SEGURO DE SAÚDE LEVANTA SUSPEITAS
Depois de vários anos sem seguro de saúde, os deputados foram, este ano, brindados com esse benefício como resultado de um contrato com a Viva Seguros. Entretanto, alguns deputados questionam a razão da decisão, “quando o modelo anterior sempre funcionou e, mais, muitos dos deputados nem gostam de fazer tratamento no país, preferem sair mesmo por meios próprios”. Os deputados questionam o processo para a escolha da seguradora, uma vez que “nenhum deputado ou funcionário da Assembleia Nacional” se apercebeu de qualquer concurso público para a seleção da seguradora. A fonte da secretária da AN garante, no entanto, que “houve concurso”, tendo sido tudo explicado. “O mundo moderno funciona assim”, insiste.
Até então, os deputados deslocavam-se às clínicas com guias da Assembleia Nacional. O mecanismo era considerado pouco viável, segundo a fonte da secretaria que vimos citando, justificando que “não fazia parte do escopo de negócios da Assembleia Nacional fazer gestão de saúde”. “Acredito que quem tem um seguro sabe melhor como funciona.” A gestão é ciência e quem não percebe isso fica levantando quesitos onde não existe”, reforçou.
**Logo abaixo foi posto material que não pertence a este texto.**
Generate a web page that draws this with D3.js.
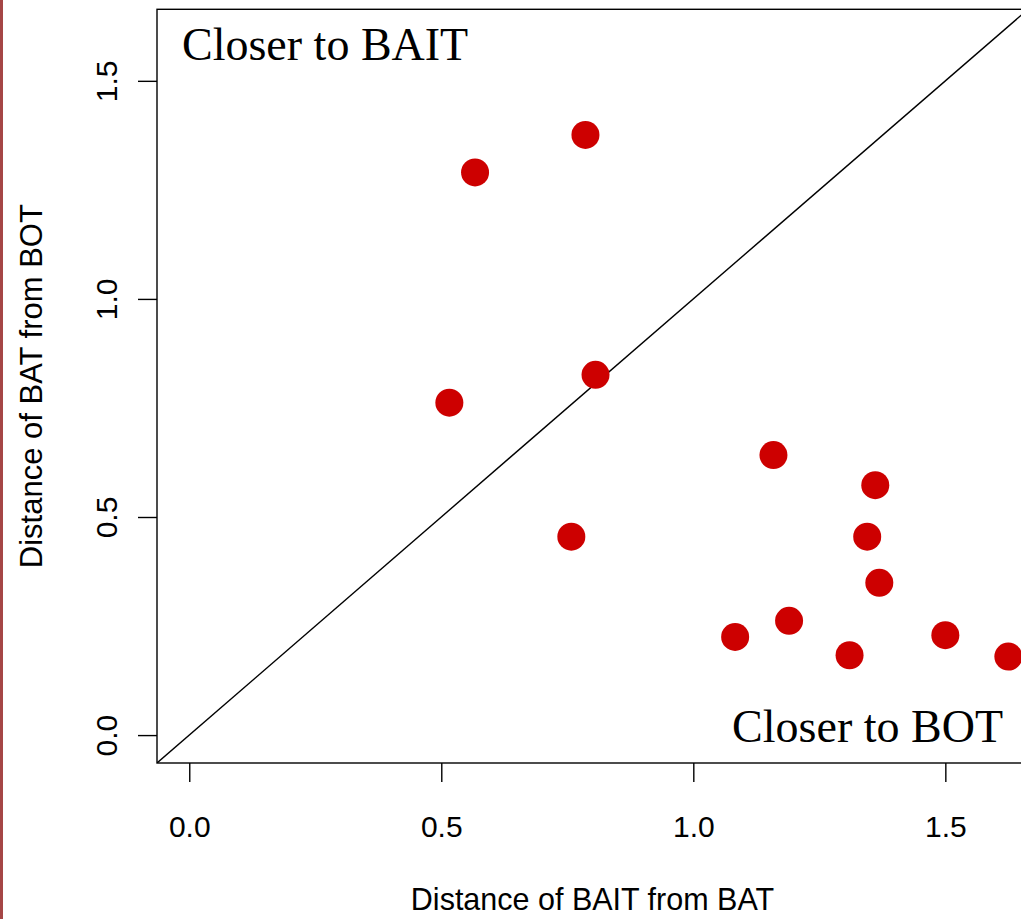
<!DOCTYPE html>
<html>
<head>
<meta charset="utf-8">
<script src="https://cdn.jsdelivr.net/npm/d3@7"></script>
<style>
  body { margin: 0; background: white; overflow: hidden; }
  svg { display: block; }
</style>
</head>
<body>
<svg></svg>
<script>
// distance of BAIT from BAT (x) vs distance of BAT from BOT (y)
const baitFromBat = [0.567, 0.786, 0.516, 0.806, 0.758, 1.159, 1.361, 1.345, 1.369, 1.190, 1.083, 1.310, 1.500, 1.625];
const batFromBot  = [1.290, 1.376, 0.762, 0.826, 0.455, 0.642, 0.573, 0.455, 0.349, 0.262, 0.225, 0.183, 0.229, 0.180];
const tickValues = [0, 0.5, 1.0, 1.5];
const lim = [0, 1.6];

const width = 1021;
const height = 919;
const svg = d3.select("svg")
              .attr("width", width)
              .attr("height", height);

// R style 4% padding on the limits
const pad = (lim[1] - lim[0]) * 0.04;
const dom = [lim[0] - pad, lim[1] + pad];

const plotLeft = 157, plotRight = 1028, plotTop = 9.3, plotBottom = 763;

const x = d3.scaleLinear().domain(dom).range([plotLeft, plotRight]);
const y = d3.scaleLinear().domain(dom).range([plotBottom, plotTop]);

const points = baitFromBat.map((v, i) => ({x: v, y: batFromBot[i]}));

// left page edge strip
svg.append("rect")
   .attr("x", 0).attr("y", 0)
   .attr("width", 3).attr("height", height)
   .attr("fill", "#a54646");

svg.append("clipPath").attr("id", "plotclip")
   .append("rect")
   .attr("x", plotLeft).attr("y", plotTop)
   .attr("width", plotRight - plotLeft).attr("height", plotBottom - plotTop);

const plot = svg.append("g").attr("clip-path", "url(#plotclip)");

// y = x line
plot.append("line")
    .attr("x1", x(dom[0])).attr("y1", y(dom[0]))
    .attr("x2", x(dom[1])).attr("y2", y(dom[1]))
    .attr("stroke", "black")
    .attr("stroke-width", 1.4);

plot.selectAll("circle")
    .data(points)
    .enter()
    .append("circle")
    .attr("cx", d => x(d.x))
    .attr("cy", d => y(d.y))
    .attr("r", 14)
    .attr("fill", "#cd0000");

// box
svg.append("rect")
   .attr("x", plotLeft).attr("y", plotTop)
   .attr("width", plotRight - plotLeft).attr("height", plotBottom - plotTop)
   .attr("fill", "none")
   .attr("stroke", "black")
   .attr("stroke-width", 1.4);

const fmt = d3.format(".1f");

const xAxis = svg.append("g")
   .attr("transform", `translate(0,${plotBottom})`)
   .call(d3.axisBottom(x).tickValues(tickValues).tickSize(19).tickFormat(fmt));
xAxis.select(".domain").remove();
xAxis.selectAll("line").attr("stroke-width", 1.4);
xAxis.selectAll("text")
     .attr("y", 73.7)
     .attr("dy", null)
     .style("font-family", "'Liberation Sans', Arial, sans-serif")
     .style("font-size", "30px")
     .attr("fill", "black");

const yAxis = svg.append("g")
   .attr("transform", `translate(${plotLeft},0)`)
   .call(d3.axisLeft(y).tickValues(tickValues).tickSize(19).tickFormat(fmt));
yAxis.select(".domain").remove();
yAxis.selectAll("line").attr("stroke-width", 1.4);
yAxis.selectAll("text")
     .attr("transform", "rotate(-90)")
     .attr("x", 0)
     .attr("y", -40)
     .attr("dy", null)
     .style("text-anchor", "middle")
     .style("font-family", "'Liberation Sans', Arial, sans-serif")
     .style("font-size", "30px")
     .attr("fill", "black");

// axis titles
svg.append("text")
   .attr("x", (plotLeft + plotRight) / 2)
   .attr("y", 910)
   .attr("text-anchor", "middle")
   .style("font-family", "'Liberation Sans', Arial, sans-serif")
   .style("font-size", "30.5px")
   .text("Distance of BAIT from BAT");

svg.append("text")
   .attr("transform", `translate(42,${(plotTop + plotBottom) / 2}) rotate(-90)`)
   .attr("text-anchor", "middle")
   .style("font-family", "'Liberation Sans', Arial, sans-serif")
   .style("font-size", "31px")
   .text("Distance of BAT from BOT");

// region labels
svg.append("text")
   .attr("x", 182)
   .attr("y", 60)
   .style("font-family", "'Liberation Serif', 'Times New Roman', serif")
   .style("font-size", "46px")
   .text("Closer to BAIT");

svg.append("text")
   .attr("x", 1003)
   .attr("y", 742)
   .attr("text-anchor", "end")
   .style("font-family", "'Liberation Serif', 'Times New Roman', serif")
   .style("font-size", "46px")
   .text("Closer to BOT");
</script>
</body>
</html>
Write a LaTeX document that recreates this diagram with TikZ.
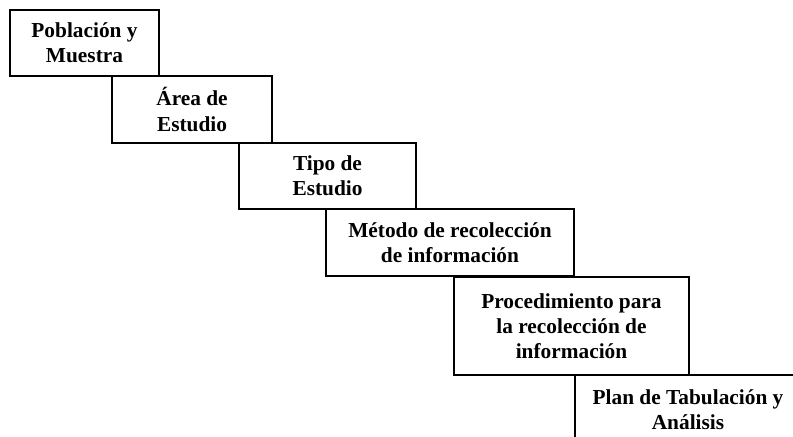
\documentclass[tikz,border=0pt]{standalone}
\usepackage{fontspec}
\setmainfont{Liberation Serif}
\begin{document}
\begin{tikzpicture}[x=0.75pt,y=-0.75pt,
  stepbox/.style={draw=black, line width=0.8pt, fill=white, rectangle, inner sep=0pt,
    align=center, font=\fontsize{16}{18.8}\selectfont\bfseries}]
\clip (0,0) rectangle (793,436);
\fill[white] (0,0) rectangle (793,436);
\node[stepbox, minimum width=111.75pt, minimum height=49.5pt] (b1) at (84.5,43) {Población y\\Muestra};
\node[stepbox, minimum width=120pt, minimum height=50.25pt] (b2) at (192,109.5) {Área de\\Estudio};
\node[stepbox, minimum width=132.75pt, minimum height=49.5pt] (b3) at (327.5,176) {Tipo de\\Estudio};
\node[stepbox, minimum width=186pt, minimum height=50.25pt] (b4) at (450,242.5) {Método de recolección\\de información};
\node[stepbox, minimum width=176.25pt, minimum height=73.5pt] (b5) at (571.5,326) {Procedimiento para\\la recolección de\\información};
\node[stepbox, minimum width=169.5pt, minimum height=51.75pt] (b6) at (688,409.5) {Plan de Tabulación y\\Análisis};
\end{tikzpicture}
\end{document}
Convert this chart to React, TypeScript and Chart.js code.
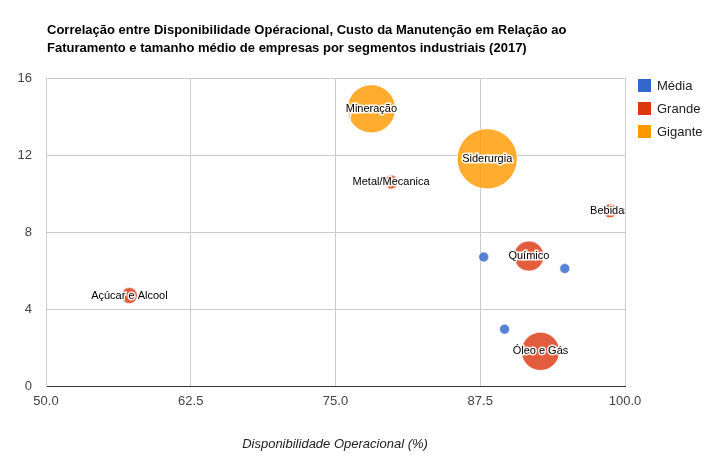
import React, { useEffect, useRef } from "react";
import { Chart, registerables } from "chart.js";
Chart.register(...registerables);

const titleLines = [
  "Correlação entre Disponibilidade Opéracional, Custo da Manutenção em Relação ao",
  "Faturamento e tamanho médio de empresas por segmentos industriais (2017)",
];
const seriesNames = ["Média", "Grande", "Gigante"];
const seriesColors = ["#3366cc", "#dc3912", "#ff9900"];
// [label, disponibilidade, custo, tamanho(r)]
const mediaPts: [string, number, number, number][] = [
  ["", 87.8, 6.7, 5],
  ["", 94.8, 6.1, 5],
  ["", 89.6, 2.95, 5],
];
const grandePts: [string, number, number, number][] = [
  ["Metal/Mecanica", 79.8, 10.6, 7],
  ["Bebidas", 98.7, 9.1, 7],
  ["Químico", 91.7, 6.75, 15],
  ["Açúcar e Alcool", 57.2, 4.7, 8],
  ["Óleo e Gás", 92.7, 1.8, 19],
];
const gigantePts: [string, number, number, number][] = [
  ["Mineração", 78.1, 14.4, 24],
  ["Siderurgia", 88.1, 11.8, 30],
];
const xTitle = "Disponibilidade Operacional (%)";

const FONT = "'Liberation Sans', Arial, sans-serif";

const toData = (a: [string, number, number, number][]) =>
  a.map(([label, x, y, r]) => ({ x, y, r, label }));

export default function App() {
  const ref = useRef<HTMLCanvasElement>(null);
  useEffect(() => {
    document.body.style.margin = "0";
    const overlay = {
      id: "overlay",
      afterDatasetsDraw(chart: any) {
        const ctx = chart.ctx;
        const a = chart.chartArea;
        ctx.save();
        ctx.beginPath();
        ctx.rect(0, 0, a.right, 469);
        ctx.clip();
        chart.data.datasets.forEach((ds: any, i: number) => {
          const meta = chart.getDatasetMeta(i);
          meta.data.forEach((el: any, j: number) => {
            const lab = ds.data[j].label;
            if (!lab) return;
            ctx.font = `11px ${FONT}`;
            ctx.textAlign = "center";
            ctx.textBaseline = "middle";
            ctx.lineWidth = 3;
            ctx.strokeStyle = "rgba(255,255,255,0.9)";
            ctx.strokeText(lab, el.x, el.y);
            ctx.fillStyle = "#000";
            ctx.fillText(lab, el.x, el.y);
          });
        });
        ctx.restore();
      },
      afterDraw(chart: any) {
        const ctx = chart.ctx;
        ctx.save();
        ctx.fillStyle = "#000";
        ctx.font = `bold 13px ${FONT}`;
        ctx.textAlign = "left";
        ctx.textBaseline = "middle";
        titleLines.forEach((t, i) => ctx.fillText(t, 47, 30 + i * 18));
        ctx.font = `13px ${FONT}`;
        seriesNames.forEach((n, i) => {
          const y = 85 + i * 23;
          ctx.fillStyle = seriesColors[i];
          ctx.fillRect(638, y - 6, 13, 13);
          ctx.fillStyle = "#222";
          ctx.fillText(n, 657, y + 1);
        });
        ctx.font = `italic 13px ${FONT}`;
        ctx.textAlign = "center";
        ctx.fillText(xTitle, 335, 444);
        ctx.restore();
      },
    };
    const mk = (pts: any, i: number) => ({
      label: seriesNames[i],
      data: toData(pts),
      backgroundColor: seriesColors[i] + "d0",
      borderColor: "rgba(255,255,255,0.6)",
      borderWidth: 1,
    });
    const chart = new Chart(ref.current!, {
      type: "bubble",
      data: { datasets: [mk(gigantePts, 2), mk(grandePts, 1), mk(mediaPts, 0)] },
      options: {
        animation: false,
        responsive: false,
        layout: { padding: { top: 78, right: 83, left: 0, bottom: 0 } },
        plugins: { legend: { display: false }, tooltip: { enabled: false } },
        scales: {
          x: {
            min: 50, max: 100,
            ticks: { stepSize: 12.5, callback: (v: any) => Number(v).toFixed(1), color: "#444", font: { family: FONT, size: 13 }, padding: 8, maxRotation: 0 },
            grid: { color: "#cccccc", drawTicks: false },
            border: { color: "#333" },
            afterFit: (s: any) => { s.height = 83; },
          },
          y: {
            min: 0, max: 16,
            ticks: { stepSize: 4, color: "#444", font: { family: FONT, size: 13 }, padding: 14 },
            grid: { color: "#cccccc", drawTicks: false },
            border: { color: "#cccccc" },
            afterFit: (s: any) => { s.width = 46; },
          },
        },
      },
      plugins: [overlay],
    } as any);
    return () => chart.destroy();
  }, []);
  return (
    <div style={{ position: "fixed", left: 0, top: 0, width: 708, height: 469, background: "#fff" }}>
      <canvas ref={ref} width={708} height={469} />
    </div>
  );
}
Em relação à despesa com seguro de saúde, aprovada pela Assembleia Nacional para este ano, houve um incremento de mais de 102.256% face a 2024, passando de 10 milhões para cerca de 10,236 mil milhões de kwanzas. O aumento foi justificado com a necessidade de limitar a despesa ao orçamento previsto como forma de evitar o endividamento público.